Schumer’s plan would move the Senate closer to getting rid of the filibuster, a longtime rule that requires 60 votes instead of a simple 50 vote majority to advance legislation.
Then fucking do it, and stop talking about doing it until you do it
He can’t, as this is an ideological split between the parties and would need to go through the house as well, where it would fail. Bringing this up now helps inform voters of an issue that could be resolved if Democrats turn out and take control of the house while retaining control of the Senate and executive branch.
It’s more about getting the republicans on record with a vote on a clean bill. Hard to campaign when you voted no on voting rights.
Especially if it forces GOPers to vote against rape, viability and incest exceptions. Getting those fucks on record about that would be awesome.
.
Showing the Dems will actually do something would motivate the apathetic people. It isn’t about swaying existing voters, it is about increasing the number of people who vote by giving them something to vote for.
.
It is about putting the GOP on the record to motivate the voters by taking some kind of action.
Try to keep up.
.
If if if if if if.
I don’t buy for a second that he will ditch the filibuster if the Dems have control. They could get rid of it right now and they would be no worse off than when the Republicans have the house, senate, and oval office and choose to ditch it to pass their project 2025 bullshit like they neutered it to stack the courts.

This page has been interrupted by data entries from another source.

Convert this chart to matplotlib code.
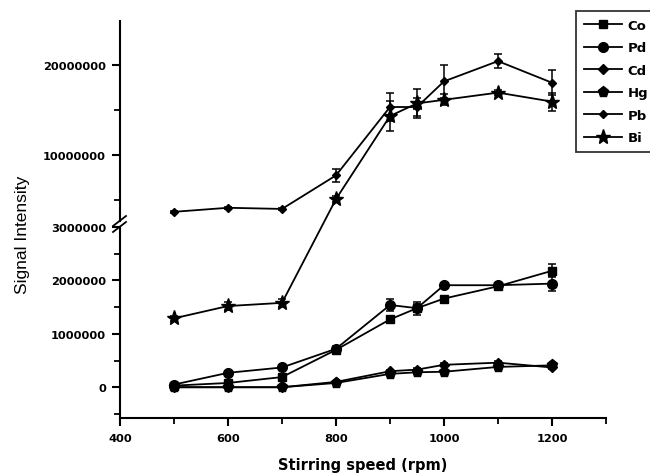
import matplotlib
matplotlib.use("Agg")
import matplotlib.pyplot as plt
from matplotlib.patches import ConnectionPatch
from matplotlib.lines import Line2D
from matplotlib.ticker import MultipleLocator, FixedLocator, FuncFormatter
from matplotlib.font_manager import FontProperties
import numpy as np

# ---- data ----
speed = [500, 600, 700, 800, 900, 950, 1000, 1100, 1200]
co = [0.03e6, 0.08e6, 0.19e6, 0.70e6, 1.27e6, 1.48e6, 1.66e6, 1.89e6, 2.18e6]
pd_ = [0.05e6, 0.27e6, 0.37e6, 0.72e6, 1.54e6, 1.48e6, 1.91e6, 1.91e6, 1.94e6]
cd = [0.0, 0.0, 0.0, 0.10e6, 0.30e6, 0.33e6, 0.42e6, 0.46e6, 0.37e6]
hg = [0.0, 0.0, 0.0, 0.08e6, 0.25e6, 0.28e6, 0.29e6, 0.38e6, 0.41e6]
pb = [3.65e6, 4.10e6, 3.97e6, 7.70e6, 15.3e6, 15.3e6, 18.15e6, 20.4e6, 18.0e6]
bi = [1.29e6, 1.52e6, 1.58e6, 5.07e6, 14.3e6, 15.7e6, 16.1e6, 16.9e6, 15.9e6]

co_err = [0.02e6, 0.03e6, 0.03e6, 0.04e6, 0.06e6, 0.08e6, 0.05e6, 0.05e6, 0.12e6]
pd_err = [0.02e6, 0.03e6, 0.04e6, 0.05e6, 0.12e6, 0.12e6, 0.05e6, 0.05e6, 0.14e6]
cd_err = [0.01e6, 0.01e6, 0.01e6, 0.02e6, 0.03e6, 0.03e6, 0.03e6, 0.03e6, 0.03e6]
hg_err = [0.01e6, 0.01e6, 0.01e6, 0.02e6, 0.03e6, 0.03e6, 0.03e6, 0.03e6, 0.03e6]
pb_err = [0.1e6, 0.1e6, 0.1e6, 0.7e6, 1.6e6, 1.0e6, 1.85e6, 0.8e6, 1.4e6]
bi_err = [0.05e6, 0.08e6, 0.07e6, 0.3e6, 1.7e6, 1.6e6, 0.6e6, 0.3e6, 1.0e6]

labels = ["Co", "Pd", "Cd", "Hg", "Pb", "Bi"]
break_value = 3.0e6
x_ticks = [400, 600, 800, 1000, 1200]
low_ticks = [0, 1000000, 2000000, 3000000]
high_ticks = [10000000, 20000000]

# ---- figure ----
W, H = 650, 477
fig = plt.figure(figsize=(W / 100, H / 100), dpi=100)
L, R = 120 / W, 606 / W
axb = fig.add_axes([L, 1 - 419 / H, R - L, (419 - 228) / H])
axt = fig.add_axes([L, 1 - 222 / H, R - L, (222 - 22) / H], sharex=axb)
for ax in (axb, axt):
    ax.patch.set_alpha(0)
    for s in ("top", "right"):
        ax.spines[s].set_visible(False)
    ax.spines["left"].set_linewidth(1.5)
axt.spines["bottom"].set_visible(False)
axb.spines["bottom"].set_linewidth(1.5)

axb.set_xlim(400, 1300)
axb.set_ylim(-0.576e6, break_value)
axt.set_ylim(2.63e6, 24.86e6)

tickfont = FontProperties(family="DejaVu Sans", weight="bold", size=8.2)
axb.xaxis.set_major_locator(FixedLocator(x_ticks))
axb.xaxis.set_minor_locator(MultipleLocator(100))
axb.yaxis.set_major_locator(FixedLocator(low_ticks))
axb.yaxis.set_minor_locator(MultipleLocator(500000))
axt.yaxis.set_major_locator(FixedLocator(high_ticks))
axt.yaxis.set_minor_locator(MultipleLocator(5000000))
fmt = FuncFormatter(lambda v, p: f"{int(round(v))}")
axb.yaxis.set_major_formatter(fmt)
axt.yaxis.set_major_formatter(fmt)

for ax in (axb, axt):
    ax.tick_params(axis="both", which="major", length=6, width=1.5, direction="out", pad=4)
    ax.tick_params(axis="both", which="minor", length=4, width=1.3, direction="out")
    for lab in ax.get_yticklabels() + ax.get_xticklabels():
        lab.set_fontproperties(tickfont)
axt.tick_params(axis="x", which="both", bottom=False, labelbottom=False)
axb.tick_params(axis="x", which="major", pad=5)

common = dict(color="black", lw=1.3, capsize=3, elinewidth=1.1, capthick=1.1)
axb.errorbar(speed, co, yerr=co_err, marker="s", ms=6, **common)
axb.errorbar(speed, pd_, yerr=pd_err, marker="o", ms=7, **common)
axb.errorbar(speed, cd, yerr=cd_err, marker="D", ms=5.5, **common)
axb.errorbar(speed, hg, yerr=hg_err, marker="p", ms=8, **common)
axt.errorbar(speed, pb, yerr=pb_err, marker="D", ms=4.5, **common)

bi_arr = np.array(bi)
sp_arr = np.array(speed)
lo = bi_arr < break_value
axb.errorbar(sp_arr[lo], bi_arr[lo], yerr=np.array(bi_err)[lo], marker="*", ms=11, **common)
axt.errorbar(sp_arr[~lo], bi_arr[~lo], yerr=np.array(bi_err)[~lo], marker="*", ms=11, **common)
i_last = np.where(lo)[0][-1]
con = ConnectionPatch(xyA=(speed[i_last], bi[i_last]), coordsA=axb.transData,
                      xyB=(speed[i_last + 1], bi[i_last + 1]), coordsB=axt.transData,
                      color="black", lw=1.3)
fig.add_artist(con)

# axis break marks
for dy in (-3, 3):
    yc = 225 + dy
    fig.add_artist(Line2D([113 / W, 126 / W], [1 - (yc + 5) / H, 1 - (yc - 5) / H],
                          transform=fig.transFigure, color="black", lw=1.3))

axb.set_xlabel("Stirring speed (rpm)", fontsize=10.5, family="DejaVu Sans",
               weight="bold", labelpad=10)
fig.text(23 / W, 1 - 235 / H, "Signal Intensity", rotation=90, ha="center", va="center",
         fontsize=12.5, family="Liberation Sans")

handles = [Line2D([], [], color="black", lw=1.3, marker=m, ms=s)
           for m, s in zip(["s", "o", "D", "p", "D", "*"], [6, 7, 5.5, 8, 4.5, 11])]
leg = fig.legend(handles, labels, loc="upper left", bbox_to_anchor=(576 / W, 1 - 12 / H),
                 bbox_transform=fig.transFigure, borderaxespad=0, frameon=True,
                 fancybox=False, edgecolor="black", handlelength=2.9, handletextpad=0.4,
                 labelspacing=0.72, borderpad=0.6,
                 prop=dict(family="DejaVu Sans", weight="bold", size=9.5))
leg.get_frame().set_linewidth(1.3)

fig.savefig("out.png", dpi=100)
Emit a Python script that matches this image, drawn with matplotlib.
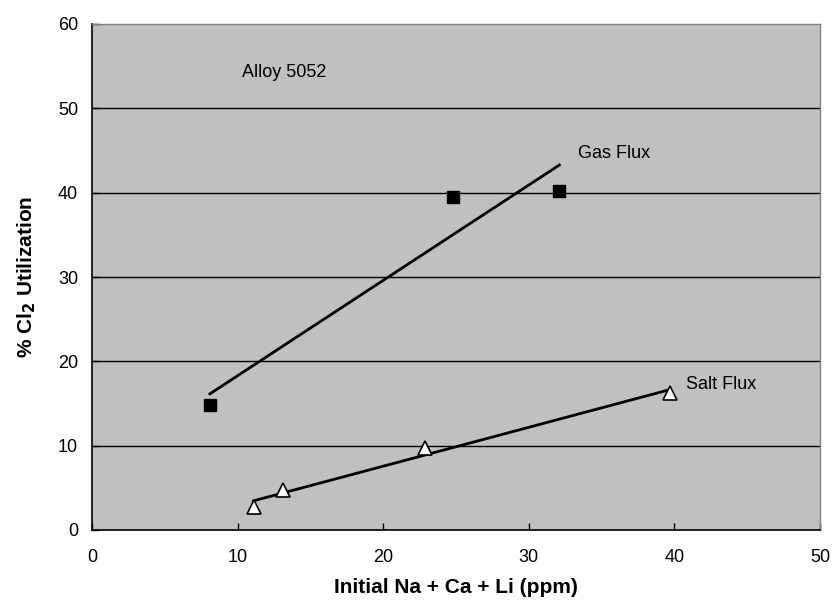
import numpy as np
import matplotlib
matplotlib.use("Agg")
import matplotlib.pyplot as plt

plt.rcParams['font.family'] = ['Liberation Sans', 'DejaVu Sans']

gas_x = [8.1, 24.8, 32.1]
gas_y = [14.8, 39.45, 40.2]
salt_x = [11.1, 13.1, 22.9, 39.7]
salt_y = [2.7, 4.7, 9.7, 16.3]
x_ticks = [0, 10, 20, 30, 40, 50]
y_ticks = [0, 10, 20, 30, 40, 50, 60]

fig = plt.figure(figsize=(8.32, 6.0), dpi=100)
ax = fig.add_axes([92/832, 70/600, (820-92)/832, (530-24)/600])
ax.set_facecolor('#C0C0C0')
ax.set_xlim(0, 50)
ax.set_ylim(0, 60)

for yv in y_ticks[1:-1]:
    ax.axhline(yv, color='black', lw=1.0, zorder=1)

# trendlines
for xs, ys in [(gas_x, gas_y), (salt_x, salt_y)]:
    m, b = np.polyfit(xs, ys, 1)
    xx = np.array([min(xs), max(xs)])
    ax.plot(xx, m*xx + b, color='black', lw=2.0, zorder=2)

ax.plot(gas_x, gas_y, linestyle='none', marker='s', markersize=9,
        markerfacecolor='black', markeredgecolor='black', zorder=3)
ax.plot(salt_x, salt_y, linestyle='none', marker='^', markersize=10,
        markerfacecolor='white', markeredgecolor='black', markeredgewidth=1.2, zorder=3)

ax.text(10.3, 54.2, 'Alloy 5052', fontsize=13, ha='left', va='center')
ax.text(33.4, 44.7, 'Gas Flux', fontsize=13, ha='left', va='center')
ax.text(40.8, 17.3, 'Salt Flux', fontsize=13, ha='left', va='center')

ax.set_xticks(x_ticks)
ax.set_yticks(y_ticks)
ax.tick_params(direction='in', length=5, width=1, labelsize=13, color='black')
ax.tick_params(axis='x', pad=14)
ax.tick_params(axis='y', pad=10)
for s in ['left', 'bottom']:
    ax.spines[s].set_color('black')
    ax.spines[s].set_linewidth(1.2)
for s in ['top', 'right']:
    ax.spines[s].set_color('#808080')
    ax.spines[s].set_linewidth(1.0)

ax.set_xlabel('Initial Na + Ca + Li (ppm)', fontsize=15, fontweight='bold', labelpad=8)
ax.set_ylabel('% Cl$_\\mathbf{2}$ Utilization', fontsize=15, fontweight='bold', labelpad=14)

fig.savefig('out.png', dpi=100)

Ditching the filibuster, passing the legislation, and then blaming the house for not following through should dominate the election discussion.
You don’t have to get rid of the filibuster. You only have to get rid of the procedural filibuster. Make 'em stand and talk.
Maybe keeping people in office till they’re 80 and 90+ would be less appealing if they had to stay in session for a real physical filibuster?
Strom Thurmond was already 53 when he did his 24-hour filibuster of the Civil Rights Act of 1957. I’m convinced he still could’ve done it at 100 years old when he left office fueled by nothing but hate.
The majority already has the power to “make em stand and talk”. They generally choose not to in order to avoid wasting everyone’s time.